PROBLEM TO WORK ON
Copy out each line exactly; pictures stay out of the copy.

GIVEN INFORMATION
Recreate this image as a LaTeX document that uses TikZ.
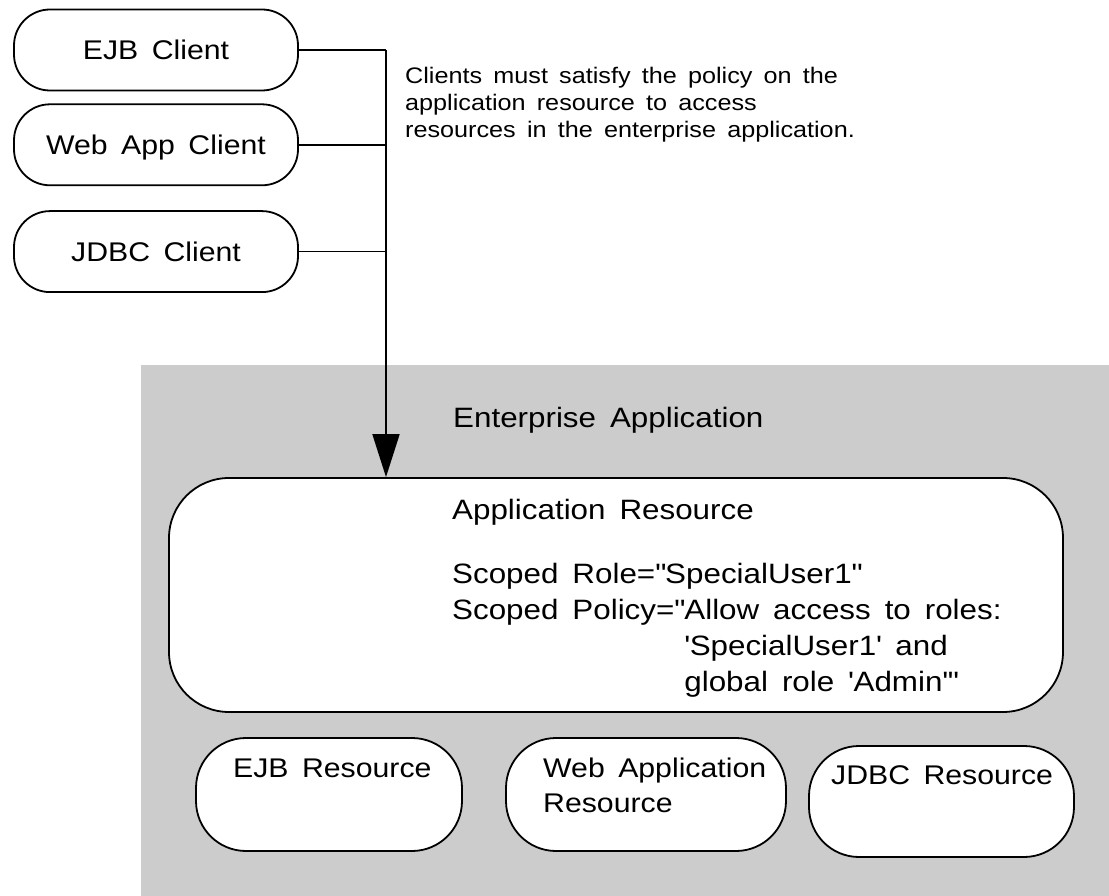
\documentclass[tikz,border=0pt]{standalone}
\usepackage{fontspec}
\setmainfont{Liberation Sans}[FakeStretch=1.12,WordSpace=1.6]
\usetikzlibrary{arrows.meta,positioning}
\definecolor{enterprisegray}{HTML}{CCCCCC}
\newcommand{\qdbl}{\textquotedbl}
\newcommand{\qsgl}{\textquotesingle}
\tikzstyle{clientbox} = [draw=black, fill=white, line width=1.8pt,
    rectangle, rounded corners=36pt, minimum width=284pt, minimum height=81pt,
    inner sep=0pt, text depth=0pt, font=\fontsize{27}{34}\selectfont]
\tikzstyle{resbox} = [draw=black, fill=white, line width=1.8pt, rectangle, inner sep=0pt]
\tikzstyle{plaintext} = [inner sep=0pt, anchor=base west, align=left,
    font=\fontsize{27}{35}\selectfont]
\tikzstyle{link} = [draw=black, line width=1.8pt]

\begin{document}
\begin{tikzpicture}[x=1pt, y=-1pt]
\useasboundingbox (0,0) rectangle (1109,896);
\fill[enterprisegray] (141,365) rectangle (1109,896);
\node[clientbox] (ejb) at (156,50) {EJB Client};
\node[clientbox, below=12pt of ejb] (webapp) {Web App Client};
\node[clientbox, below=24pt of webapp] (jdbc) {JDBC Client};
\coordinate (bus) at (386,50);
\draw[link] (ejb.east) -- (bus);
\draw[link] (webapp.east) -- (webapp.east -| bus);
\draw[link] (jdbc.east) -- (jdbc.east -| bus);
\node[plaintext, font=\fontsize{22.5}{27}\selectfont] (note) at (405,138)
    {Clients must satisfy the policy on the\\application resource to access\\resources in the enterprise application.};
\node[plaintext, font=\fontsize{28}{35}\selectfont] (enterprise) at (453,427) {Enterprise Application};
\node[resbox, rounded corners=60pt, minimum width=894pt, minimum height=234pt] (app) at (616,595) {};
\draw[link, -{Triangle[length=43pt,width=27pt]}] (bus) -- (bus |- app.north);
\node[plaintext, font=\fontsize{28}{36}\selectfont] (apptext) at (452,691)
    {Application Resource\\[28pt]
     Scoped Role=\qdbl SpecialUser1\qdbl\\
     Scoped Policy=\qdbl Allow access to roles:\\
     \phantom{Scoped Policy=\qdbl}\qsgl SpecialUser1\qsgl\ and\\
     \phantom{Scoped Policy=\qdbl}global role \qsgl Admin\qsgl\qdbl};
\node[resbox, rounded corners=50pt, minimum width=266pt, minimum height=113pt] (ejbres) at (329,794.5) {};
\node[plaintext] (ejbreslbl) at (233,777) {EJB Resource};
\node[resbox, rounded corners=50pt, minimum width=280pt, minimum height=113pt] (webres) at (646,794.5) {};
\node[plaintext] (webreslbl) at (543,812) {Web Application\\Resource};
\node[resbox, rounded corners=50pt, minimum width=265pt, minimum height=111pt] (jdbcres) at (941.5,801.5) {};
\node[plaintext] (jdbcreslbl) at (831,784) {JDBC Resource};
\end{tikzpicture}
\end{document}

SOLUTION
Recreate this image as a LaTeX document that uses TikZ.
\documentclass[tikz,border=0pt]{standalone}
\usepackage{fontspec}
\setmainfont{Liberation Sans}[FakeStretch=1.12,WordSpace=1.6]
\usetikzlibrary{arrows.meta,positioning}
\definecolor{enterprisegray}{HTML}{CCCCCC}
\newcommand{\qdbl}{\textquotedbl}
\newcommand{\qsgl}{\textquotesingle}
\tikzstyle{clientbox} = [draw=black, fill=white, line width=1.8pt,
    rectangle, rounded corners=36pt, minimum width=284pt, minimum height=81pt,
    inner sep=0pt, text depth=0pt, font=\fontsize{27}{34}\selectfont]
\tikzstyle{resbox} = [draw=black, fill=white, line width=1.8pt, rectangle, inner sep=0pt]
\tikzstyle{plaintext} = [inner sep=0pt, anchor=base west, align=left,
    font=\fontsize{27}{35}\selectfont]
\tikzstyle{link} = [draw=black, line width=1.8pt]

\begin{document}
\begin{tikzpicture}[x=1pt, y=-1pt]
\useasboundingbox (0,0) rectangle (1109,896);
\fill[enterprisegray] (141,365) rectangle (1109,896);
\node[clientbox] (ejb) at (156,50) {EJB Client};
\node[clientbox, below=12pt of ejb] (webapp) {Web App Client};
\node[clientbox, below=24pt of webapp] (jdbc) {JDBC Client};
\coordinate (bus) at (386,50);
\draw[link] (ejb.east) -- (bus);
\draw[link] (webapp.east) -- (webapp.east -| bus);
\draw[link] (jdbc.east) -- (jdbc.east -| bus);
\node[plaintext, font=\fontsize{22.5}{27}\selectfont] (note) at (405,138)
    {Clients must satisfy the policy on the\\application resource to access\\resources in the enterprise application.};
\node[plaintext, font=\fontsize{28}{35}\selectfont] (enterprise) at (453,427) {Enterprise Application};
\node[resbox, rounded corners=60pt, minimum width=894pt, minimum height=234pt] (app) at (616,595) {};
\draw[link, -{Triangle[length=43pt,width=27pt]}] (bus) -- (bus |- app.north);
\node[plaintext, font=\fontsize{28}{36}\selectfont] (apptext) at (452,691)
    {Application Resource\\[28pt]
     Scoped Role=\qdbl SpecialUser1\qdbl\\
     Scoped Policy=\qdbl Allow access to roles:\\
     \phantom{Scoped Policy=\qdbl}\qsgl SpecialUser1\qsgl\ and\\
     \phantom{Scoped Policy=\qdbl}global role \qsgl Admin\qsgl\qdbl};
\node[resbox, rounded corners=50pt, minimum width=266pt, minimum height=113pt] (ejbres) at (329,794.5) {};
\node[plaintext] (ejbreslbl) at (233,777) {EJB Resource};
\node[resbox, rounded corners=50pt, minimum width=280pt, minimum height=113pt] (webres) at (646,794.5) {};
\node[plaintext] (webreslbl) at (543,812) {Web Application\\Resource};
\node[resbox, rounded corners=50pt, minimum width=265pt, minimum height=111pt] (jdbcres) at (941.5,801.5) {};
\node[plaintext] (jdbcreslbl) at (831,784) {JDBC Resource};
\end{tikzpicture}
\end{document}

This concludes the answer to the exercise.